Ray – Daylight In The Darkroom

Das zweite Album der Band aus London klingt tatsächlich nach der Nacht. Nach Loslassen. Festhalten, Schweiß, Hitze. Nach schwüler, träger Sommerluft und nach grellem Licht, das die Augen blendet und die Dunkelheit in Stücke reißt. Episch geht es zu, hier wird geschwelgt und geträumt und nicht auf das Tempo geschaut: In mitunter hypnotisch-langsamen Songs spinnt Mark Bradford sparsam einen filigranen Gitarrenteppich, einen Wall Of Sound aus unzähligen einzelnen Tönen, die lange nachhallen und nach dem Abklingen noch spürbar sind und einen Raum öffnen, der groß ist und schwarz und stickig heiß und schattig gleichzeitig.
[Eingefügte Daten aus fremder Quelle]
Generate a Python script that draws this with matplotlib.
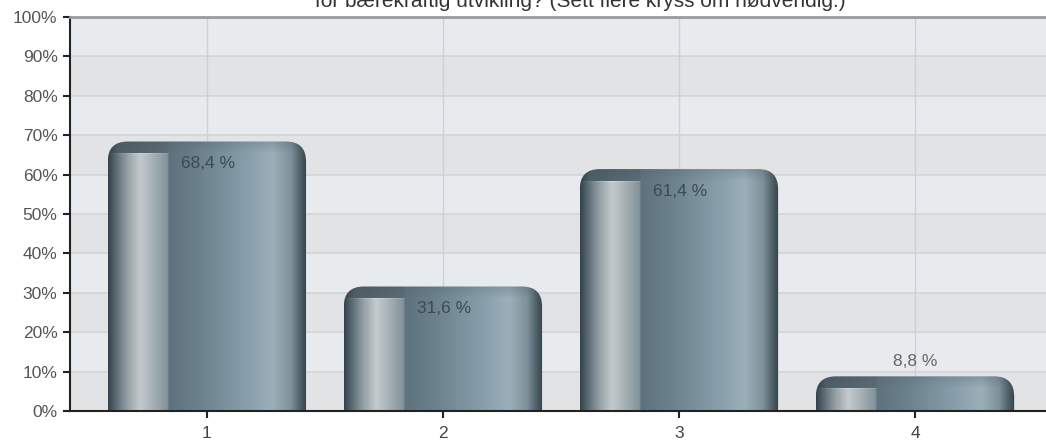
import numpy as np
import matplotlib
matplotlib.use("Agg")
import matplotlib.pyplot as plt
from matplotlib.path import Path
from matplotlib.patches import PathPatch
from matplotlib.colors import to_rgb

# ---- data ----
categories = ["1", "2", "3", "4"]
values = [68.4, 31.6, 61.4, 8.8]
value_labels = ["68,4 %", "31,6 %", "61,4 %", "8,8 %"]
y_ticks = [0, 10, 20, 30, 40, 50, 60, 70, 80, 90, 100]
y_tick_labels = ["0%", "10%", "20%", "30%", "40%", "50%", "60%", "70%", "80%", "90%", "100%"]
title_text = "for bærekraftig utvikling? (Sett flere kryss om nødvendig.)"

plt.rcParams['font.family'] = ['Liberation Sans', 'DejaVu Sans']

W, H = 1046, 441
fig = plt.figure(figsize=(W / 100, H / 100), dpi=100)
fig.patch.set_facecolor('white')
ax = fig.add_axes([70 / W, 30 / H, (W - 70) / W, 394 / H])

x = np.arange(1, len(categories) + 1)
ax.set_xlim(0.42, 4.555)
ax.set_ylim(0, 100)

# background bands
for k in range(10):
    col = '#e8ebee' if k % 2 == 1 else '#e2e3e5'
    ax.axhspan(k * 10, k * 10 + 10, color=col, zorder=0, lw=0)
for t in y_ticks[1:-1]:
    ax.axhline(t, color='#d3d5d8', lw=1.3, zorder=0.5)
for xi in x:
    ax.axvline(xi, color='#cdd1d5', lw=1.0, zorder=0.5)

bars = ax.bar(x, values, width=0.84, facecolor='none', edgecolor='none', zorder=2)

fig.canvas.draw()
px_x = ax.transData.transform((1, 0))[0] - ax.transData.transform((0, 0))[0]
px_y = ax.transData.transform((0, 1))[1] - ax.transData.transform((0, 0))[1]


def profile(stops, n):
    fr = np.array([s[0] for s in stops])
    cols = np.array([to_rgb(s[1]) for s in stops])
    xs = np.linspace(0, 1, n)
    return np.stack([np.interp(xs, fr, cols[:, c]) for c in range(3)], axis=1)


main_stops = [
    (0.00, '#34434b'), (0.04, '#5d6d76'), (0.10, '#98a3a8'), (0.16, '#c4cacc'),
    (0.22, '#a9b3b7'), (0.30, '#82929a'), (0.305, '#5e727d'), (0.45, '#6a808b'),
    (0.70, '#889eaa'), (0.83, '#9cb0ba'), (0.92, '#7f929c'), (0.97, '#4f5f68'),
    (1.00, '#34434b'),
]
cap_stops = [
    (0.00, '#34434b'), (0.05, '#4f5f68'), (0.30, '#5a6c76'), (0.45, '#647884'),
    (0.70, '#7a909b'), (0.83, '#8398a2'), (0.92, '#6f828c'), (0.97, '#4a5a63'),
    (1.00, '#34434b'),
]
ncol = 240
main_p = profile(main_stops, ncol)
cap_p = profile(cap_stops, ncol)
split = int(0.305 * ncol)

r_px = 20.0
cap_px = 12
for rect in bars:
    x0 = rect.get_x()
    w = rect.get_width()
    h = rect.get_height()
    nrow = max(int(round(h * px_y)), 2)
    img = np.repeat(main_p[None, :, :], nrow, axis=0)
    for r in range(min(cap_px, nrow)):
        t = r / cap_px
        blend = cap_p * (1 - t) + main_p * t
        img[r, split:] = blend[split:]
        img[r, :split] = cap_p[:split] * (0.95 + 0.05 * t)
    if nrow > cap_px:
        img[cap_px, :split] = np.clip(img[cap_px, :split] * 1.08, 0, 1)
    im = ax.imshow(img, extent=(x0, x0 + w, 0, h), aspect='auto',
                   interpolation='bilinear', zorder=2, origin='upper')
    dx = r_px / px_x
    dy = min(r_px / px_y, h)
    verts = [(x0, 0), (x0, h - dy), (x0, h), (x0 + dx, h),
             (x0 + w - dx, h), (x0 + w, h), (x0 + w, h - dy), (x0 + w, 0), (x0, 0)]
    codes = [Path.MOVETO, Path.LINETO, Path.CURVE3, Path.CURVE3,
             Path.LINETO, Path.CURVE3, Path.CURVE3, Path.LINETO, Path.CLOSEPOLY]
    clip = PathPatch(Path(verts, codes), transform=ax.transData, facecolor='none', edgecolor='none')
    ax.add_patch(clip)
    im.set_clip_path(clip)

for xi, v, lab in zip(x, values, value_labels):
    if v > 15:
        ax.annotate(lab, (xi, v), xytext=(1, -22), textcoords='offset pixels',
                    ha='center', va='center', fontsize=12.5, color='#3d4a53', zorder=5)
    else:
        ax.annotate(lab, (xi, v), xytext=(0, 15), textcoords='offset pixels',
                    ha='center', va='center', fontsize=12.5, color='#666666', zorder=5)

ax.set_xticks(x)
ax.set_xticklabels(categories)
ax.set_yticks(y_ticks)
ax.set_yticklabels(y_tick_labels)
ax.tick_params(axis='both', direction='out', length=5, width=1.5, color='#222222',
               labelsize=12.5, labelcolor='#555555')
ax.tick_params(axis='x', labelcolor='#444444', pad=6)
ax.tick_params(axis='y', pad=4)

ax.spines['right'].set_visible(False)
ax.spines['left'].set_color('#222222')
ax.spines['left'].set_linewidth(1.5)
ax.spines['bottom'].set_color('#222222')
ax.spines['bottom'].set_linewidth(1.5)
ax.spines['top'].set_color('#9a9a9a')
ax.spines['top'].set_linewidth(2)
ax.spines['bottom'].set_zorder(6)

fig.text(580 / W, 1 - 7 / H, title_text, ha='center', va='baseline', fontsize=15, color='#333333')

fig.savefig('out.png', dpi=100)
Dann meistens singt er. Nev Bradford (der Bruder des Gitarristen), aber manchmal schweigt er dann auch, und man hört im Hintergrund immer noch irgendwo zischelnd das Becken, das vor einer gefühlten Ewigkeit angeschlagen wurde, spürt im Bauch noch den Bass und wartet auf den Sturm oder zumindest einen leisen Windhauch, weil es kaum auszuhalten ist, dass die Luft so dermaßen steht. Wenn Nev Bradford dann singt, erinnert das an Neil Hannon und an Chris Martin, der erwachsen geworden ist. Und wenn diese sonore, gehaltvolle Stimme vom Mondlicht und der Mitternacht und der human race und blinden Engeln und dem Tod erzählt – spätestens dann werden die Songs zu kleinen Hymnen, jede einzelne von ihnen düster und schwer, heiß und stickig, den Hörer mit bleiernen Melodien umschlingend. Und dann blitzt es plötzlich grell – jemand hat die Gitarre kräftiger angeschlagen, ein wenig fester auf das Schlagzeug gehauen und den Darkroom für einen kurzen Augenblick taghell erleuchtet. Wir blinzeln.